OREGON – The Ogle County Board of Review chose the middle ground last week when it set the assessment of Exelon’s nuclear plant.
After hearing appeals from attorneys for both Exelon Nuclear and the Byron School District last week, the board upheld the assessment of $509.4 million set last fall by Jim Harrison, the supervisor of assessments.
Exelon Nuclear officials appealed that assessment, claiming the plant’s value should be set at $252.9 million, just 49.6 percent of Harrison’s number.
Byron school officials, on the other hand, set the plant’s value at $730 million in their appeal.
The appeal is for the plant’s 2013 assessment, which affects taxes payable in 2014.
The assessment is slightly higher than the $499 million set by Harrison in 2012.

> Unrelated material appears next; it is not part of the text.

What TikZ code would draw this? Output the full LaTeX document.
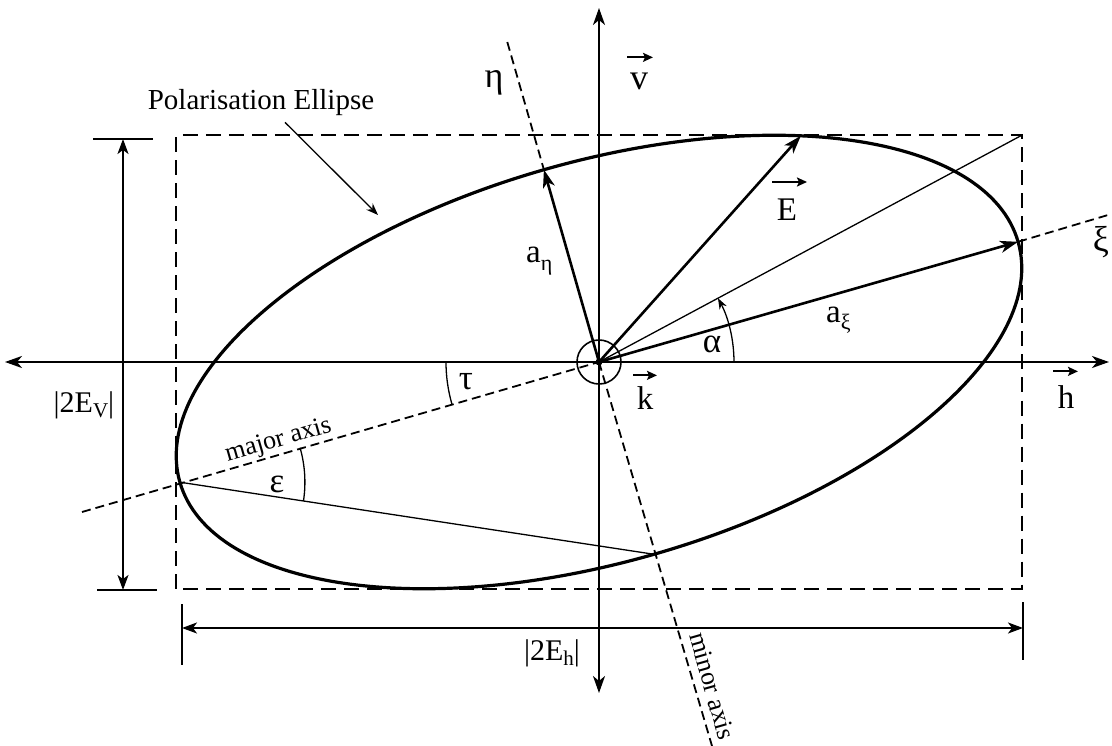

“I bumped it up, based on the assessments of other nuclear plants and the likelihood that a license extension will be granted,” Harrison said in December.
Exelon has applied for a 20-year extension to its current licenses, which expire in 2025 and 2027.
Both Exelon and Byron school officials also appealed last year’s assessment, and the board of review upheld Harrison’s number at a hearing held a year ago.
Both appealed last year’s board decision to the Illinois Property Tax Appeal Board, which has not yet made its ruling.
Exelon paid more than $32 million in real estate taxes last year to 11 taxing bodies, which include Ogle County, Rockvale Township, Byron School District, Oregon School District, Oregon Park District, Byron Fire District, Rock Valley College, Byron Public Library District, Byron Museum District, Byron Forest Preserve District, and Kishwaukee Community College.
The Byron School District received the largest share of that money – $18.4 million.
The value of the Byron plant has frequently been disputed throughout the history of the facility.
A 4-year agreement between the taxing bodies and Exelon for the plant’s assessment expired at the end of 2011.
The agreement, approved in November 2010, set the assessed value of the nuclear plant at $450 million for 2008, $460 million in 2009, $470 million in 2010, and $480 million in 2011. Besides setting the plant’s value, the agreement settled a lawsuit and numerous tax appeals filed between 2005 and 2008.